Copy each line of the material below that includes the string "with".

━━━

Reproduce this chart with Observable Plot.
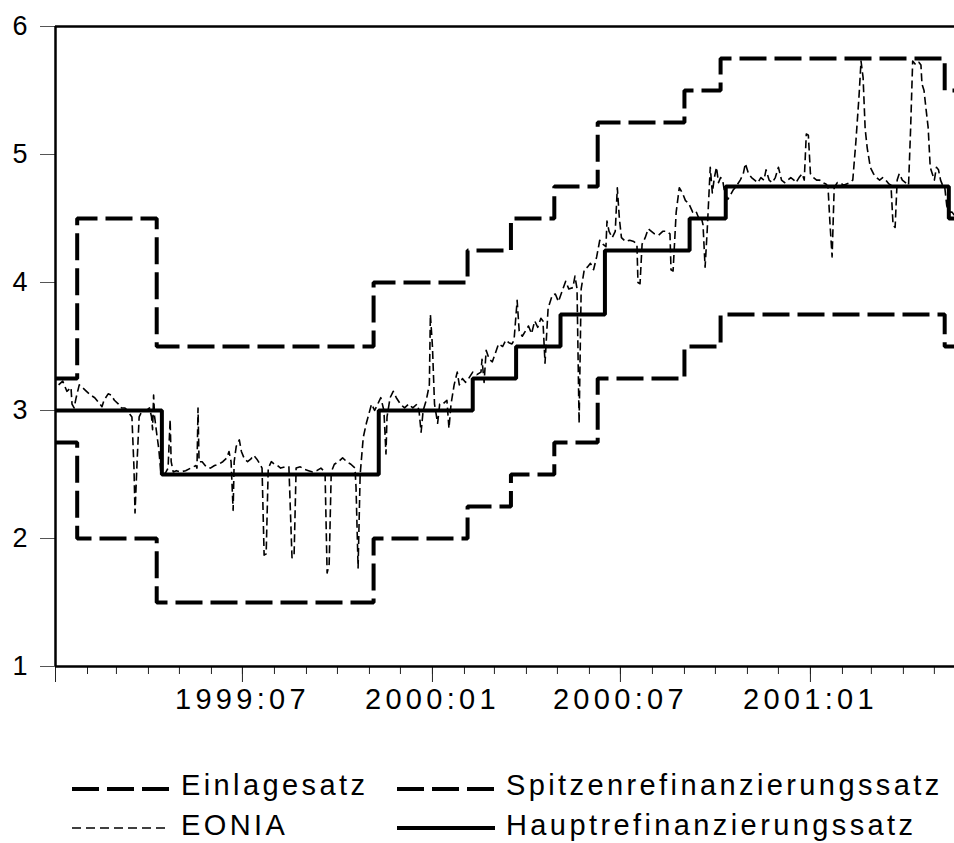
<!DOCTYPE html>
<html>
<head>
<meta charset="utf-8">
<script src="https://cdn.jsdelivr.net/npm/d3@7"></script>
<script src="https://cdn.jsdelivr.net/npm/@observablehq/plot@0.6"></script>
<style>
  html, body { margin: 0; padding: 0; background: #fff; }
  body { width: 954px; font-family: "Liberation Sans", Arial, Helvetica, sans-serif; }
  #legend { position: relative; width: 954px; height: 117px; }
  #legend .sw { position: absolute; width: 100px; height: 12px; overflow: visible; }
  #legend .lab { position: absolute; font-size: 29px; line-height: 29px; letter-spacing: 3.4px; color: #000; white-space: nowrap; }
</style>
</head>
<body>
<div id="chart"></div>
<div id="legend"></div>
<script>
// ---- Data ----
const seriesNames = ["Einlagesatz", "Spitzenrefinanzierungssatz", "EONIA", "Hauptrefinanzierungssatz"];

// Deposit facility (Einlagesatz) and marginal lending (Spitzenrefinanzierungssatz) change dates
const corridorDates = ["1999-01-01","1999-01-22","1999-04-09","1999-11-05","2000-02-04","2000-03-17","2000-04-28","2000-06-09","2000-09-01","2000-10-06","2001-05-11","2001-05-31"];
const depositRates  = [2.75, 2.00, 1.50, 2.00, 2.25, 2.50, 2.75, 3.25, 3.50, 3.75, 3.50, 3.50];
const lendingRates  = [3.25, 4.50, 3.50, 4.00, 4.25, 4.50, 4.75, 5.25, 5.50, 5.75, 5.50, 5.50];

// Main refinancing rate (Hauptrefinanzierungssatz)
const mroDates = ["1999-01-01","1999-04-14","1999-11-10","2000-02-09","2000-03-22","2000-05-04","2000-06-16","2000-09-06","2000-10-11","2001-05-15","2001-05-31"];
const mroRates = [3.00, 2.50, 3.00, 3.25, 3.50, 3.75, 4.25, 4.50, 4.75, 4.50, 4.50];

// EONIA
const eonia = [
["1999-01-04",3.20],["1999-01-08",3.23],["1999-01-12",3.15],["1999-01-16",3.18],["1999-01-17",3.05],["1999-01-19",3.02],
["1999-01-21",3.10],["1999-01-24",3.20],["1999-01-27",3.18],["1999-01-31",3.15],["1999-02-04",3.12],["1999-02-08",3.10],
["1999-02-12",3.06],["1999-02-15",3.03],["1999-02-17",3.08],["1999-02-21",3.13],["1999-02-24",3.12],["1999-02-27",3.08],
["1999-03-03",3.05],["1999-03-06",3.02],["1999-03-09",3.02],["1999-03-12",3.00],["1999-03-14",2.97],["1999-03-16",2.95],
["1999-03-18",2.55],["1999-03-19",2.20],["1999-03-21",2.60],["1999-03-23",2.95],["1999-03-26",3.00],["1999-03-30",3.00],
["1999-04-02",3.02],["1999-04-04",2.95],["1999-04-05",2.85],["1999-04-06",3.12],["1999-04-07",2.95],["1999-04-09",2.82],
["1999-04-11",2.70],["1999-04-13",2.52],["1999-04-16",2.50],["1999-04-18",2.52],["1999-04-20",2.55],["1999-04-22",2.93],
["1999-04-23",2.60],["1999-04-25",2.52],["1999-04-28",2.53],["1999-05-02",2.52],["1999-05-07",2.53],["1999-05-12",2.55],
["1999-05-17",2.57],["1999-05-18",2.55],["1999-05-19",3.02],["1999-05-20",2.60],["1999-05-23",2.60],["1999-05-27",2.56],
["1999-05-31",2.55],["1999-06-04",2.57],["1999-06-08",2.58],["1999-06-12",2.60],["1999-06-16",2.63],["1999-06-18",2.68],
["1999-06-20",2.60],["1999-06-22",2.22],["1999-06-23",2.60],["1999-06-25",2.72],["1999-06-28",2.77],["1999-06-30",2.68],
["1999-07-03",2.62],["1999-07-06",2.60],["1999-07-09",2.62],["1999-07-12",2.65],["1999-07-15",2.62],["1999-07-18",2.58],
["1999-07-20",2.55],["1999-07-22",1.87],["1999-07-24",1.88],["1999-07-26",2.55],["1999-07-29",2.60],["1999-08-01",2.58],
["1999-08-04",2.57],["1999-08-07",2.55],["1999-08-11",2.56],["1999-08-15",2.56],["1999-08-18",1.85],["1999-08-20",1.86],
["1999-08-22",2.55],["1999-08-26",2.56],["1999-08-30",2.54],["1999-09-03",2.53],["1999-09-07",2.52],["1999-09-11",2.53],
["1999-09-15",2.55],["1999-09-19",2.52],["1999-09-21",1.73],["1999-09-23",1.80],["1999-09-25",2.52],["1999-09-28",2.58],
["1999-10-02",2.60],["1999-10-06",2.63],["1999-10-10",2.60],["1999-10-14",2.58],["1999-10-18",2.55],["1999-10-19",2.40],
["1999-10-21",1.77],["1999-10-23",2.50],["1999-10-26",2.79],["1999-10-29",2.90],["1999-10-31",2.96],["1999-11-03",3.05],
["1999-11-06",3.00],["1999-11-09",3.05],["1999-11-12",3.10],["1999-11-15",3.00],["1999-11-17",2.66],["1999-11-18",2.95],
["1999-11-21",3.10],["1999-11-24",3.15],["1999-11-27",3.10],["1999-12-01",3.05],["1999-12-05",3.02],["1999-12-09",3.05],
["1999-12-13",3.02],["1999-12-17",3.05],["1999-12-19",3.00],["1999-12-21",2.83],["1999-12-23",3.00],["1999-12-26",3.08],
["1999-12-29",3.20],["1999-12-30",3.75],["2000-01-01",3.50],["2000-01-03",3.05],["2000-01-06",2.90],["2000-01-08",3.05],
["2000-01-11",3.05],["2000-01-15",3.08],["2000-01-17",2.86],["2000-01-19",3.05],["2000-01-22",3.20],["2000-01-25",3.30],
["2000-01-27",3.20],["2000-01-30",3.25],["2000-02-02",3.22],["2000-02-05",3.25],["2000-02-09",3.30],["2000-02-13",3.28],
["2000-02-17",3.30],["2000-02-18",3.40],["2000-02-20",3.22],["2000-02-22",3.47],["2000-02-25",3.40],["2000-02-28",3.38],
["2000-03-02",3.45],["2000-03-05",3.52],["2000-03-09",3.50],["2000-03-12",3.55],["2000-03-15",3.53],["2000-03-18",3.52],
["2000-03-20",3.55],["2000-03-23",3.86],["2000-03-25",3.62],["2000-03-28",3.58],["2000-03-31",3.62],["2000-04-03",3.66],
["2000-04-06",3.60],["2000-04-09",3.70],["2000-04-12",3.65],["2000-04-15",3.72],["2000-04-17",3.70],["2000-04-19",3.37],
["2000-04-22",3.80],["2000-04-26",3.90],["2000-04-29",3.91],["2000-05-02",3.85],["2000-05-05",3.92],["2000-05-09",4.01],
["2000-05-12",3.95],["2000-05-16",3.96],["2000-05-18",4.05],["2000-05-20",3.95],["2000-05-22",2.90],["2000-05-24",3.95],
["2000-05-27",4.10],["2000-05-30",4.12],["2000-06-02",4.15],["2000-06-05",4.10],["2000-06-08",4.20],["2000-06-11",4.33],
["2000-06-14",4.30],["2000-06-17",4.28],["2000-06-18",4.48],["2000-06-20",4.40],["2000-06-23",4.35],["2000-06-26",4.40],
["2000-06-28",4.74],["2000-06-30",4.50],["2000-07-02",4.35],["2000-07-06",4.32],["2000-07-10",4.33],["2000-07-14",4.32],
["2000-07-17",4.30],["2000-07-18",4.00],["2000-07-20",3.99],["2000-07-22",4.30],["2000-07-25",4.35],["2000-07-28",4.42],
["2000-07-31",4.40],["2000-08-03",4.38],["2000-08-07",4.37],["2000-08-11",4.40],["2000-08-15",4.40],["2000-08-18",4.38],
["2000-08-19",4.10],["2000-08-21",4.09],["2000-08-24",4.55],["2000-08-27",4.74],["2000-08-30",4.70],["2000-09-02",4.64],
["2000-09-05",4.62],["2000-09-09",4.55],["2000-09-12",4.56],["2000-09-15",4.50],["2000-09-17",4.52],["2000-09-19",4.45],
["2000-09-21",4.12],["2000-09-23",4.40],["2000-09-26",4.90],["2000-09-28",4.70],["2000-09-30",4.82],["2000-10-02",4.90],
["2000-10-04",4.78],["2000-10-06",4.82],["2000-10-08",4.80],["2000-10-10",4.70],["2000-10-13",4.65],["2000-10-16",4.69],
["2000-10-18",4.72],["2000-10-21",4.75],["2000-10-25",4.80],["2000-10-28",4.85],["2000-10-30",4.93],["2000-11-02",4.85],
["2000-11-05",4.82],["2000-11-08",4.80],["2000-11-11",4.78],["2000-11-14",4.82],["2000-11-17",4.80],["2000-11-19",4.88],
["2000-11-22",4.80],["2000-11-25",4.78],["2000-11-28",4.82],["2000-12-01",4.90],["2000-12-04",4.80],["2000-12-07",4.78],
["2000-12-10",4.80],["2000-12-13",4.82],["2000-12-16",4.80],["2000-12-18",4.78],["2000-12-21",4.82],["2000-12-24",4.85],
["2000-12-26",4.80],["2000-12-28",5.16],["2000-12-30",5.15],["2001-01-01",4.85],["2001-01-04",4.82],["2001-01-07",4.80],
["2001-01-10",4.80],["2001-01-13",4.78],["2001-01-16",4.77],["2001-01-18",4.75],["2001-01-20",4.45],["2001-01-22",4.20],
["2001-01-24",4.74],["2001-01-27",4.78],["2001-01-30",4.78],["2001-02-02",4.76],["2001-02-05",4.77],["2001-02-08",4.78],
["2001-02-11",4.80],["2001-02-14",5.10],["2001-02-17",5.45],["2001-02-19",5.73],["2001-02-21",5.60],["2001-02-23",5.20],
["2001-02-25",5.05],["2001-02-28",4.90],["2001-03-03",4.85],["2001-03-06",4.82],["2001-03-09",4.80],["2001-03-12",4.82],
["2001-03-15",4.80],["2001-03-18",4.77],["2001-03-20",4.76],["2001-03-22",4.45],["2001-03-24",4.43],["2001-03-26",4.80],
["2001-03-28",4.85],["2001-03-31",4.80],["2001-04-03",4.78],["2001-04-06",4.76],["2001-04-08",5.20],["2001-04-10",5.73],
["2001-04-13",5.70],["2001-04-16",5.72],["2001-04-18",5.70],["2001-04-19",5.55],["2001-04-21",5.50],["2001-04-23",5.35],
["2001-04-25",5.21],["2001-04-27",4.90],["2001-04-29",4.85],["2001-05-01",4.80],["2001-05-03",4.90],["2001-05-05",4.88],
["2001-05-07",4.80],["2001-05-09",4.76],["2001-05-11",4.75],["2001-05-13",4.60],["2001-05-15",4.55],["2001-05-18",4.55],
["2001-05-21",4.52]
];

// Axes
const xStart = "1999-01-01", xEnd = "2001-05-20T12:00";
const yTicks = [1, 2, 3, 4, 5, 6];
const majorTicks = ["1999-01-01", "1999-07-01", "2000-01-01", "2000-07-01", "2001-01-01"];
const majorLabels = ["", "1999:07", "2000:01", "2000:07", "2001:01"];

// ---- Build tables ----
const toRows = (dates, vals) => dates.map((d, i) => ({date: new Date(d), rate: vals[i]}));
const depositRows = toRows(corridorDates, depositRates);
const lendingRows = toRows(corridorDates, lendingRates);
const mroRows = toRows(mroDates, mroRates);
const eoniaRows = eonia.map(([d, v]) => ({date: new Date(d), rate: v}));

const x0 = new Date(xStart), x1 = new Date(xEnd);
const monthTicks = d3.utcMonth.range(x0, new Date("2001-06-01"));
const majorDates = majorTicks.map(d => new Date(d));
const labelMap = new Map(majorDates.map((d, i) => [+d, majorLabels[i]]));

const heavy = {stroke: "black", strokeWidth: 4, strokeLinecap: "butt", strokeLinejoin: "miter", curve: "step-after", clip: true};

const chart = Plot.plot({
  width: 954,
  height: 726,
  marginTop: 26,
  marginBottom: 60,
  marginLeft: 55,
  marginRight: 0,
  style: {fontFamily: "'Liberation Sans', Arial, Helvetica, sans-serif", color: "black", background: "white"},
  x: {type: "utc", domain: [x0, x1], label: null},
  y: {domain: [1, 6], label: null},
  marks: [
    Plot.axisY({ticks: yTicks, tickSize: 15, tickPadding: 13, fontSize: 27, stroke: "#555", strokeWidth: 1, tickFormat: d => String(d), label: null}),
    Plot.axisX({ticks: monthTicks, tickSize: 8, tickFormat: () => null, stroke: "#222", strokeWidth: 1, label: null}),
    Plot.axisX({ticks: majorDates, tickSize: 16, tickPadding: 6, fontSize: 29, stroke: "#222", strokeWidth: 1,
      tickFormat: d => labelMap.get(+d) || null, label: null}),
    Plot.line(lendingRows, {x: "date", y: "rate", ...heavy, strokeDasharray: "27,8"}),
    Plot.line(depositRows, {x: "date", y: "rate", ...heavy, strokeDasharray: "27,8"}),
    Plot.line(mroRows, {x: "date", y: "rate", ...heavy}),
    Plot.line(eoniaRows, {x: "date", y: "rate", stroke: "black", strokeWidth: 1.6, strokeDasharray: "8,4", strokeLinecap: "butt", clip: true}),
    Plot.ruleY([1, 6], {stroke: "black", strokeWidth: 2.5}),
    Plot.ruleX([x0], {stroke: "black", strokeWidth: 2.5})
  ]
});
// enforce label sizes / spacing
chart.querySelectorAll("text").forEach(t => {
  const s = t.textContent;
  if (/^\d{4}:\d{2}$/.test(s)) {
    t.style.fontSize = "29px";
    t.setAttribute("letter-spacing", "4.3");
  } else if (/^\d$/.test(s)) {
    t.style.fontSize = "27px";
  }
});
document.getElementById("chart").appendChild(chart);

// ---- Legend ----
const legend = document.getElementById("legend");
const legendItems = [
  {name: seriesNames[0], col: 0, row: 0, width: 4, dash: "27,8"},
  {name: seriesNames[1], col: 1, row: 0, width: 4, dash: "27,8"},
  {name: seriesNames[2], col: 0, row: 1, width: 1.4, dash: "9,5"},
  {name: seriesNames[3], col: 1, row: 1, width: 4, dash: null}
];
const colSwatchX = [72, 397], colTextX = [181, 506];
const rowSwatchY = [63, 102], rowTextTop = [45, 85];
legendItems.forEach(it => {
  const svg = d3.create("svg").attr("class", "sw").attr("width", 100).attr("height", 12)
    .style("left", colSwatchX[it.col] + "px").style("top", (rowSwatchY[it.row] - 6) + "px");
  svg.append("line").attr("x1", 0).attr("x2", 98).attr("y1", 6).attr("y2", 6)
    .attr("stroke", "black").attr("stroke-width", it.width)
    .attr("stroke-dasharray", it.dash);
  legend.appendChild(svg.node());
  const lab = document.createElement("span");
  lab.className = "lab";
  lab.textContent = it.name;
  lab.style.left = colTextX[it.col] + "px";
  lab.style.top = rowTextTop[it.row] + "px";
  legend.appendChild(lab);
});
</script>
</body>
</html>
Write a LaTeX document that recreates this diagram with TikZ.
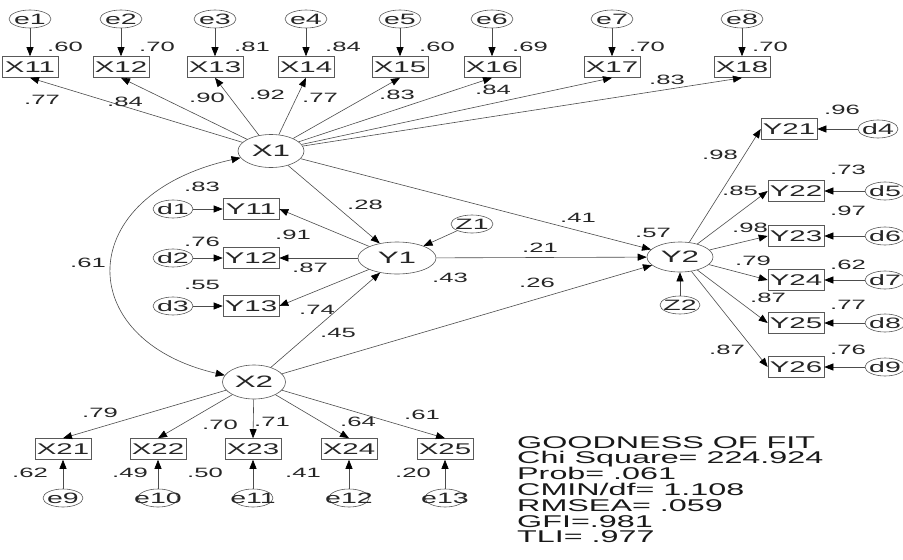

━━━

RESULT FOR THIS TASK
Reproduce this chart with Observable Plot.
Write a LaTeX document that recreates this diagram with TikZ.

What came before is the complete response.